4. external checker的Run方法
kuberhealthy主流程中,StartChecks()
方法会运行每一个external checker的Run()
方法
我们打开文件pkg/checks/external/main.go
中看到checker的Run()
方法内容如下
// Run executes the checker. This is ran on each "tick" of
// the RunInterval and is executed by the Kuberhealthy checker
func (ext *Checker) Run(client *kubernetes.Clientset) error {
// store the client in the checker
ext.KubeClient = client
// generate a new UUID for each run
err := ext.setNewCheckUUID()
if err != nil {
return err
}
// run a check iteration
ext.log("Running external check iteration")
err = ext.RunOnce()
// if the pod was removed, we skip this run gracefully
if err != nil && err.Error() == ErrPodRemovedExpectedly.Error() {
ext.log("pod was removed during check expectedly. skipping this run")
return ErrPodRemovedExpectedly
}
// if the pod had an error, we set the error
if err != nil {
ext.log("Error with running external check:", err)
return err
}
return nil
}
我们会发现调用了RunOnce()
方法,而RunOnce()
方法非常长,内部逻辑非常复杂,大致流程是先等待当前巡检pod结束,然后运行一个巡检pod,接着等待这个创建出来的pod返回巡检结果。
这里用了waitgroup等待pod创建和结束完毕,却因为逻辑复杂,wg.Add过多,经常出现卡死的情况
流程图
Kuberhealthy的缺点
总结以下kuberhealthy的缺点主要是以下几点
1. 监听khcheck的变化但不区分变化类型
这种设计导致了,任何一个khcheck对象发生变化,哪怕是修改,也会让所有巡检全部Shutdown再Start,从而使得khcheck的周期设置形同虚设。(例如:当你修改了a巡检的配置,会发现bcdef巡检都重启并运行了一次)
2. 同步流程重启全部khchecks有可能导致主流程卡死
因为监听khcheck不区分变化类型的设计,所以带来了所谓的流控策略,专门编写了一个方法用于对变化信号控流,并且主流程的重启全部khchecks是同步流程,如果在重启过程中因为种种原因无法实现shutdown或者run就会主流程卡死,不再响应任何后续指令。出了删pod重建别无他法。

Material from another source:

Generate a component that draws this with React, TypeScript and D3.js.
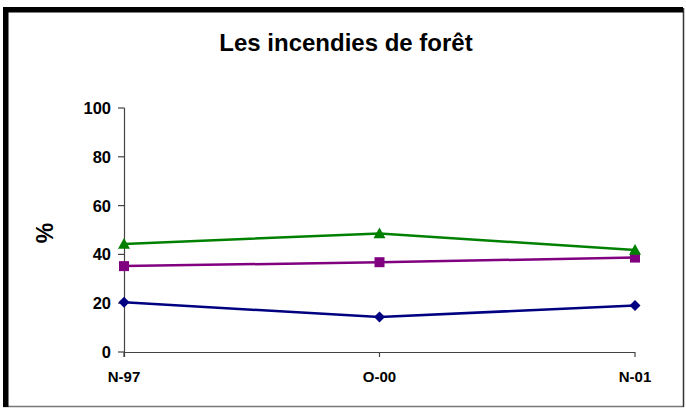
import React from "react";
import * as d3 from "d3";

const categories = ["N-97", "O-00", "N-01"];
const seriesGreen = [44.3, 48.6, 41.8];
const seriesPurple = [35.2, 36.8, 38.7];
const seriesBlue = [20.4, 14.3, 19.1];
const yTicks = [0, 20, 40, 60, 80, 100];
const title = "Les incendies de forêt";
const yLabel = "%";

const W = 686;
const H = 408;

export default function App() {
  const x = d3.scalePoint<string>().domain(categories).range([124, 635]);
  const y = d3.scaleLinear().domain([0, 100]).range([352, 108]);
  const line = d3
    .line<number>()
    .x((_, i) => x(categories[i]) as number)
    .y((d) => y(d));
  const font = "'Liberation Sans', Arial, sans-serif";

  const series = [
    { values: seriesBlue, color: "#000080", marker: "diamond" },
    { values: seriesPurple, color: "#800080", marker: "square" },
    { values: seriesGreen, color: "#008000", marker: "triangle" },
  ];

  const marker = (type: string, cx: number, cy: number, color: string, key: string) => {
    if (type === "diamond") {
      const r = 5.5;
      return (
        <path key={key} d={`M${cx},${cy - r}L${cx + r},${cy}L${cx},${cy + r}L${cx - r},${cy}Z`} fill={color} />
      );
    }
    if (type === "square") {
      const r = 5;
      return <rect key={key} x={cx - r} y={cy - r} width={2 * r} height={2 * r} fill={color} />;
    }
    const r = 6;
    return (
      <path key={key} d={`M${cx},${cy - r}L${cx + r},${cy + r * 0.8}L${cx - r},${cy + r * 0.8}Z`} fill={color} />
    );
  };

  return (
    <svg
      width={W}
      height={H}
      style={{ position: "absolute", left: 0, top: 0 }}
      xmlns="http://www.w3.org/2000/svg"
    >
      <rect x={0} y={0} width={W} height={H} fill="#fff" />
      {/* frame */}
      <line x1={3} y1={406.5} x2={684} y2={406.5} stroke="#777" strokeWidth={1.5} />
      <line x1={683.5} y1={8} x2={683.5} y2={407} stroke="#333" strokeWidth={1.5} />
      <rect x={3} y={7} width={680} height={5.5} fill="#000" />
      <rect x={3} y={7} width={5.5} height={400} fill="#000" />

      <text x={346} y={51} textAnchor="middle" fontFamily={font} fontWeight="bold" fontSize={24} fill="#000">
        {title}
      </text>

      {/* y axis */}
      <line x1={124.5} y1={y(100)} x2={124.5} y2={y(0) + 5} stroke="#444" strokeWidth={1.2} />
      {yTicks.map((t) => (
        <g key={t}>
          <line x1={118} y1={y(t)} x2={124.5} y2={y(t)} stroke="#444" strokeWidth={1.2} />
          <text
            x={111}
            y={y(t)}
            dy="0.36em"
            textAnchor="end"
            fontFamily={font}
            fontWeight="bold"
            fontSize={16.5}
            fill="#000"
          >
            {t}
          </text>
        </g>
      ))}
      <text
        transform={`translate(53,233) rotate(-90)`}
        textAnchor="middle"
        fontFamily={font}
        fontWeight="bold"
        fontSize={23}
        fill="#000"
      >
        {yLabel}
      </text>

      {/* x axis */}
      <line x1={124} y1={352.5} x2={635} y2={352.5} stroke="#444" strokeWidth={1.2} />
      {categories.map((c) => (
        <g key={c}>
          <line x1={x(c)} y1={352} x2={x(c)} y2={357} stroke="#444" strokeWidth={1.2} />
          <text
            x={x(c)}
            y={382}
            textAnchor="middle"
            fontFamily={font}
            fontWeight="bold"
            fontSize={15}
            fill="#000"
          >
            {c}
          </text>
        </g>
      ))}

      {series.map((s, si) => (
        <g key={si}>
          <path d={line(s.values) || ""} fill="none" stroke={s.color} strokeWidth={2.5} />
          {s.values.map((v, i) => marker(s.marker, x(categories[i]) as number, y(v), s.color, `${si}-${i}`))}
        </g>
      ))}
    </svg>
  );
}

这个问题带来的bug是很多的,并且为了配合这个流程,在khcheck的run流程中使用了极多的信号传递和waitgroup等待,非常容易出问题。我已经修了一些严重的主流程卡死bug但发现只是治标不治本,这种无区分事件监听和全量重启机制不改,这里的主流程卡死bug几乎是不可避免的。无非是触发bug难易程度有差别。
3. 不支持单次触发型巡检
kuberhealthy在设计上天生就不支持单次触发型巡检,甚至对巡检配置做改动都不应该频繁。
4. khstate自定义对象设计冗余,巡检历史无记录
kuberhealthy的khstate自定义资源对象用于记录当前巡检结果,但无法查询历史巡检记录。并且khstate这个cr的设计是比较冗余而无意义的,反而平添了很多复杂度。
5. 废弃的巡检pod/khchecks/khstate/无法得到正确的清理
原生的kuberhealthy创建的巡检pod完成任务后不会被正确删除,所以运行一次检查就会增加一个pod。官方的处理方式是增加一个新cr对象对废弃的巡检pod做cronjob删除。这本身就不是一个非常良好的解决方案。并且khstate其实和khcheck是绑定关系,但并没有采用ownerreferences的方式集联删除,反而在kuberhealhty master pod中启了一个goroutine不停轮询khchecks对象和内存中保存的状态做对比并删除khstate,容易经常性的导致bug。
6. 高可用选主不稳定
还是因为缺点1中的不区分khcheck对象变化类型重启全部巡检的设计,所以容易导致选主流程中出现主流程卡死的问题。根因在缺点1,基本上改变不了。
7.不支持多集群统一上报
kuberhealthy处理的还是单集群的情况,如果需要多集群统一控制就比较麻烦。也可以通过在client中增加第三方上报的功能,但显得不够优雅。
我曾经试着在不改变设计的前提下对以上一些严重影响使用的问题和bug做修复,经过了几次修复之后发现仅仅是治标不治本。(有兴趣的同学可以关注一下这套同步restart流程,bug多的很。)这些问题的核心还是回到了 不区分变化事件类型 简单粗暴重启全部巡检的设计上。尝试和官方沟通是否能通过改变这个核心设计来重构代码,得到了否定的回答。
其实本质上巡检要实现的功能并不复杂,所以其实与其对kuberhealthy做改动还不如重新实现一个比较简单。
这也是为什么最终我没有采用kuberhealthy为原型的原因,我们的设计参考了kuberhealthy的功能设计,增加了单次触发功能和多集群统一上报功能,解决了废弃的巡检pod的清理问题,增加了巡检历史记录以及监控报警能力,支持白屏化多集群巡检配置部署和巡检结果/巡检pod日志/巡检pod事件查询功能。